◆ **Stated problem**
Without the pictures, can you quote each line below exactly?

◆ **Collected material**
* * * *
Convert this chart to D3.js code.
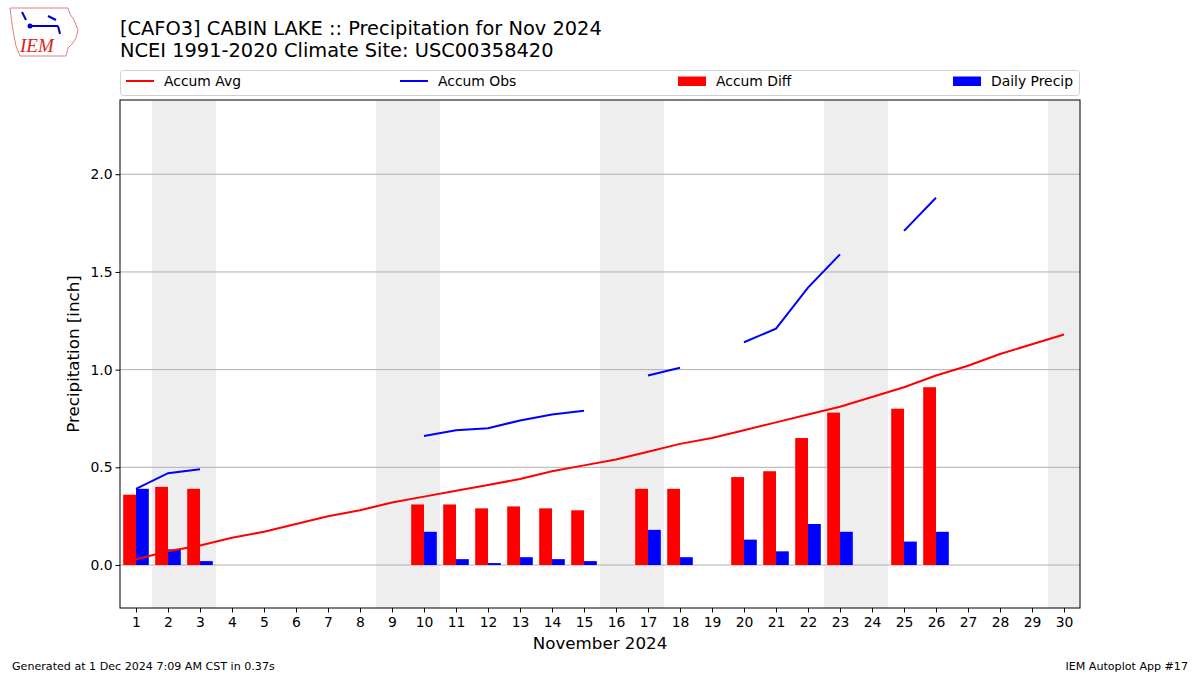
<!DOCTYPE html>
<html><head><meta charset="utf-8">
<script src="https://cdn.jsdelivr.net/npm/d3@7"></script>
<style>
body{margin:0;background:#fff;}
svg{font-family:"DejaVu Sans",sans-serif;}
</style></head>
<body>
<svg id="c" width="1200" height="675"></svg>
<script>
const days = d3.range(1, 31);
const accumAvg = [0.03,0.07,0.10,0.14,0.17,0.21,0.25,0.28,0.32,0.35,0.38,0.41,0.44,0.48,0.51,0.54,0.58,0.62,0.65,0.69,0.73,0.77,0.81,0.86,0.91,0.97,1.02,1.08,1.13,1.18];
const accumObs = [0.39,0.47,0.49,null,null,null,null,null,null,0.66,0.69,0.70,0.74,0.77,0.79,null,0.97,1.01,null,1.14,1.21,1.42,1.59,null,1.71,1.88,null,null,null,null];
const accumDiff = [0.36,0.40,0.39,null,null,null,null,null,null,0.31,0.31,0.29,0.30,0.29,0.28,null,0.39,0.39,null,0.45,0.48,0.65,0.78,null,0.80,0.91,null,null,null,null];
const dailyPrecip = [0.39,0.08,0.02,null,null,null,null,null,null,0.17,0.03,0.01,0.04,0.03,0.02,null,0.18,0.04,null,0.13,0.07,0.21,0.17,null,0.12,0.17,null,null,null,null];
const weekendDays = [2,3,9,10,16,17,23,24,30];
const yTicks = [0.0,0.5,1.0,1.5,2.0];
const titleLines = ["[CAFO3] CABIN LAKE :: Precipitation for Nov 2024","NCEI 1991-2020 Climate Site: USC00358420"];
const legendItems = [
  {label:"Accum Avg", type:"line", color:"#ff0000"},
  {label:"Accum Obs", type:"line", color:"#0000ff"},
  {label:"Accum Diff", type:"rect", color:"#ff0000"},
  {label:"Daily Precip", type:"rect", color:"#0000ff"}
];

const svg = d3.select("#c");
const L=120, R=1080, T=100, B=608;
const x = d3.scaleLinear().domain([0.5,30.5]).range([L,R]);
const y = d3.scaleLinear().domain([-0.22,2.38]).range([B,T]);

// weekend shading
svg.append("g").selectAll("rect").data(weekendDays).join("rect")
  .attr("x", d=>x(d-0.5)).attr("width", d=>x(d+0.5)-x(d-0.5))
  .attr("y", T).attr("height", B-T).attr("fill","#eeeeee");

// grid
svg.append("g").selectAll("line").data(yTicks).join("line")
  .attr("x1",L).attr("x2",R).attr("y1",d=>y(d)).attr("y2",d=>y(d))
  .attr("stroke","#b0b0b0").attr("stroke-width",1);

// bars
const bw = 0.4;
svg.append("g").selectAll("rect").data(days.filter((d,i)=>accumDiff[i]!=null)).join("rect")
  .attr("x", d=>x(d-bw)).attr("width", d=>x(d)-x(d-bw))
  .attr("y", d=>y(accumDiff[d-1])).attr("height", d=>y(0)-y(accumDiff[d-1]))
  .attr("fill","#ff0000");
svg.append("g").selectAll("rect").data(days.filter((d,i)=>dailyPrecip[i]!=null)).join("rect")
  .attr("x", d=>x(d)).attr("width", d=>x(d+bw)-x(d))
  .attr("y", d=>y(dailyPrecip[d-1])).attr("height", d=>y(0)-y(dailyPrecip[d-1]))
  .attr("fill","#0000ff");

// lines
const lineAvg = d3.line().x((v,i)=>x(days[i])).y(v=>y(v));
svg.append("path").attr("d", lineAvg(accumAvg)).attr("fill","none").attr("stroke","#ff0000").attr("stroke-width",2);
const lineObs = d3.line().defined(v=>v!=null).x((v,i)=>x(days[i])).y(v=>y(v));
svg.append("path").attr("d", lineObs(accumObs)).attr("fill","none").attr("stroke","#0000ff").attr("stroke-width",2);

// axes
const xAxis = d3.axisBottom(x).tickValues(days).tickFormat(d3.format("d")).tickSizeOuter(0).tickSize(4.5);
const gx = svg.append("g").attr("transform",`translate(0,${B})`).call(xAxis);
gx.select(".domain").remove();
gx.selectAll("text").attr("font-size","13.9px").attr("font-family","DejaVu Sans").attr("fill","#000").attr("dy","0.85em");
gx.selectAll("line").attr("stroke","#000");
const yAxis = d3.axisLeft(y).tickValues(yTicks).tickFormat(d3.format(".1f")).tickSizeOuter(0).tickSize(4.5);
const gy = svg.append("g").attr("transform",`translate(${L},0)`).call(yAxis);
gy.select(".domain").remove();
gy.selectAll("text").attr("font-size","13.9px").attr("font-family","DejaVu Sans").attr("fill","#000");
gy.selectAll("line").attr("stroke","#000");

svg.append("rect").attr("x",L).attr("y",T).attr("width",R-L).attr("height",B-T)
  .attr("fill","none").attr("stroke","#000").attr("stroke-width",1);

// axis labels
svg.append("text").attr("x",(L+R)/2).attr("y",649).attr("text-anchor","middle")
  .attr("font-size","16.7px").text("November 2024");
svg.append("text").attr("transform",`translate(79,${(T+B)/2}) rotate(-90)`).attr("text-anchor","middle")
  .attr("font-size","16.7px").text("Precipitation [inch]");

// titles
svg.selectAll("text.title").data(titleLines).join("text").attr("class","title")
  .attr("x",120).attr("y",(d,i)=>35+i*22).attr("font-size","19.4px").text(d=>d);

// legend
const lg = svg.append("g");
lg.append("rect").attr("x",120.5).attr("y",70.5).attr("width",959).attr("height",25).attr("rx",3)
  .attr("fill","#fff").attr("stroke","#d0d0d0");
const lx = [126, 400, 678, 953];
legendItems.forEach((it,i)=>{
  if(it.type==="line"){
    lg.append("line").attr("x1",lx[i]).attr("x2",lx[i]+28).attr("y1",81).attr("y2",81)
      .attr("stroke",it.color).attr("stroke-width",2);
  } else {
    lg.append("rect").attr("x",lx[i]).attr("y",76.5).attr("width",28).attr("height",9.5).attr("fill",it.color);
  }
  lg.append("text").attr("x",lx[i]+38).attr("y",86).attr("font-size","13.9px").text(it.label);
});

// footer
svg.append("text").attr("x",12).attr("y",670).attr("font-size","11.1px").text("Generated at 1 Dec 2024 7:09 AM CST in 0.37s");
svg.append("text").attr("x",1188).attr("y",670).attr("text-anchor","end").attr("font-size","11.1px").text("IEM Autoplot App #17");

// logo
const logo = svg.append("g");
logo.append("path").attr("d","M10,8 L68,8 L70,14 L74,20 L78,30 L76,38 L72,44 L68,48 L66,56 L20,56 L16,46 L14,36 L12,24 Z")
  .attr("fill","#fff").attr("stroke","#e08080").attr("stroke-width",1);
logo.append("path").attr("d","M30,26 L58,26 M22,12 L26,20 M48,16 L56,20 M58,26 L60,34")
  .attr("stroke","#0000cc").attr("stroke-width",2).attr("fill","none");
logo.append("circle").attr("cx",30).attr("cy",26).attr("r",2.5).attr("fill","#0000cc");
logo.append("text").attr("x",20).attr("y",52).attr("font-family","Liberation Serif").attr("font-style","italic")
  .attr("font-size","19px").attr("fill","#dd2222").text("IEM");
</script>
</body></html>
* * * *
◆ **Result**
Convert this chart to D3.js code.
<!DOCTYPE html>
<html><head><meta charset="utf-8">
<script src="https://cdn.jsdelivr.net/npm/d3@7"></script>
<style>
body{margin:0;background:#fff;}
svg{font-family:"DejaVu Sans",sans-serif;}
</style></head>
<body>
<svg id="c" width="1200" height="675"></svg>
<script>
const days = d3.range(1, 31);
const accumAvg = [0.03,0.07,0.10,0.14,0.17,0.21,0.25,0.28,0.32,0.35,0.38,0.41,0.44,0.48,0.51,0.54,0.58,0.62,0.65,0.69,0.73,0.77,0.81,0.86,0.91,0.97,1.02,1.08,1.13,1.18];
const accumObs = [0.39,0.47,0.49,null,null,null,null,null,null,0.66,0.69,0.70,0.74,0.77,0.79,null,0.97,1.01,null,1.14,1.21,1.42,1.59,null,1.71,1.88,null,null,null,null];
const accumDiff = [0.36,0.40,0.39,null,null,null,null,null,null,0.31,0.31,0.29,0.30,0.29,0.28,null,0.39,0.39,null,0.45,0.48,0.65,0.78,null,0.80,0.91,null,null,null,null];
const dailyPrecip = [0.39,0.08,0.02,null,null,null,null,null,null,0.17,0.03,0.01,0.04,0.03,0.02,null,0.18,0.04,null,0.13,0.07,0.21,0.17,null,0.12,0.17,null,null,null,null];
const weekendDays = [2,3,9,10,16,17,23,24,30];
const yTicks = [0.0,0.5,1.0,1.5,2.0];
const titleLines = ["[CAFO3] CABIN LAKE :: Precipitation for Nov 2024","NCEI 1991-2020 Climate Site: USC00358420"];
const legendItems = [
  {label:"Accum Avg", type:"line", color:"#ff0000"},
  {label:"Accum Obs", type:"line", color:"#0000ff"},
  {label:"Accum Diff", type:"rect", color:"#ff0000"},
  {label:"Daily Precip", type:"rect", color:"#0000ff"}
];

const svg = d3.select("#c");
const L=120, R=1080, T=100, B=608;
const x = d3.scaleLinear().domain([0.5,30.5]).range([L,R]);
const y = d3.scaleLinear().domain([-0.22,2.38]).range([B,T]);

// weekend shading
svg.append("g").selectAll("rect").data(weekendDays).join("rect")
  .attr("x", d=>x(d-0.5)).attr("width", d=>x(d+0.5)-x(d-0.5))
  .attr("y", T).attr("height", B-T).attr("fill","#eeeeee");

// grid
svg.append("g").selectAll("line").data(yTicks).join("line")
  .attr("x1",L).attr("x2",R).attr("y1",d=>y(d)).attr("y2",d=>y(d))
  .attr("stroke","#b0b0b0").attr("stroke-width",1);

// bars
const bw = 0.4;
svg.append("g").selectAll("rect").data(days.filter((d,i)=>accumDiff[i]!=null)).join("rect")
  .attr("x", d=>x(d-bw)).attr("width", d=>x(d)-x(d-bw))
  .attr("y", d=>y(accumDiff[d-1])).attr("height", d=>y(0)-y(accumDiff[d-1]))
  .attr("fill","#ff0000");
svg.append("g").selectAll("rect").data(days.filter((d,i)=>dailyPrecip[i]!=null)).join("rect")
  .attr("x", d=>x(d)).attr("width", d=>x(d+bw)-x(d))
  .attr("y", d=>y(dailyPrecip[d-1])).attr("height", d=>y(0)-y(dailyPrecip[d-1]))
  .attr("fill","#0000ff");

// lines
const lineAvg = d3.line().x((v,i)=>x(days[i])).y(v=>y(v));
svg.append("path").attr("d", lineAvg(accumAvg)).attr("fill","none").attr("stroke","#ff0000").attr("stroke-width",2);
const lineObs = d3.line().defined(v=>v!=null).x((v,i)=>x(days[i])).y(v=>y(v));
svg.append("path").attr("d", lineObs(accumObs)).attr("fill","none").attr("stroke","#0000ff").attr("stroke-width",2);

// axes
const xAxis = d3.axisBottom(x).tickValues(days).tickFormat(d3.format("d")).tickSizeOuter(0).tickSize(4.5);
const gx = svg.append("g").attr("transform",`translate(0,${B})`).call(xAxis);
gx.select(".domain").remove();
gx.selectAll("text").attr("font-size","13.9px").attr("font-family","DejaVu Sans").attr("fill","#000").attr("dy","0.85em");
gx.selectAll("line").attr("stroke","#000");
const yAxis = d3.axisLeft(y).tickValues(yTicks).tickFormat(d3.format(".1f")).tickSizeOuter(0).tickSize(4.5);
const gy = svg.append("g").attr("transform",`translate(${L},0)`).call(yAxis);
gy.select(".domain").remove();
gy.selectAll("text").attr("font-size","13.9px").attr("font-family","DejaVu Sans").attr("fill","#000");
gy.selectAll("line").attr("stroke","#000");

svg.append("rect").attr("x",L).attr("y",T).attr("width",R-L).attr("height",B-T)
  .attr("fill","none").attr("stroke","#000").attr("stroke-width",1);

// axis labels
svg.append("text").attr("x",(L+R)/2).attr("y",649).attr("text-anchor","middle")
  .attr("font-size","16.7px").text("November 2024");
svg.append("text").attr("transform",`translate(79,${(T+B)/2}) rotate(-90)`).attr("text-anchor","middle")
  .attr("font-size","16.7px").text("Precipitation [inch]");

// titles
svg.selectAll("text.title").data(titleLines).join("text").attr("class","title")
  .attr("x",120).attr("y",(d,i)=>35+i*22).attr("font-size","19.4px").text(d=>d);

// legend
const lg = svg.append("g");
lg.append("rect").attr("x",120.5).attr("y",70.5).attr("width",959).attr("height",25).attr("rx",3)
  .attr("fill","#fff").attr("stroke","#d0d0d0");
const lx = [126, 400, 678, 953];
legendItems.forEach((it,i)=>{
  if(it.type==="line"){
    lg.append("line").attr("x1",lx[i]).attr("x2",lx[i]+28).attr("y1",81).attr("y2",81)
      .attr("stroke",it.color).attr("stroke-width",2);
  } else {
    lg.append("rect").attr("x",lx[i]).attr("y",76.5).attr("width",28).attr("height",9.5).attr("fill",it.color);
  }
  lg.append("text").attr("x",lx[i]+38).attr("y",86).attr("font-size","13.9px").text(it.label);
});

// footer
svg.append("text").attr("x",12).attr("y",670).attr("font-size","11.1px").text("Generated at 1 Dec 2024 7:09 AM CST in 0.37s");
svg.append("text").attr("x",1188).attr("y",670).attr("text-anchor","end").attr("font-size","11.1px").text("IEM Autoplot App #17");

// logo
const logo = svg.append("g");
logo.append("path").attr("d","M10,8 L68,8 L70,14 L74,20 L78,30 L76,38 L72,44 L68,48 L66,56 L20,56 L16,46 L14,36 L12,24 Z")
  .attr("fill","#fff").attr("stroke","#e08080").attr("stroke-width",1);
logo.append("path").attr("d","M30,26 L58,26 M22,12 L26,20 M48,16 L56,20 M58,26 L60,34")
  .attr("stroke","#0000cc").attr("stroke-width",2).attr("fill","none");
logo.append("circle").attr("cx",30).attr("cy",26).attr("r",2.5).attr("fill","#0000cc");
logo.append("text").attr("x",20).attr("y",52).attr("font-family","Liberation Serif").attr("font-style","italic")
  .attr("font-size","19px").attr("fill","#dd2222").text("IEM");
</script>
</body></html>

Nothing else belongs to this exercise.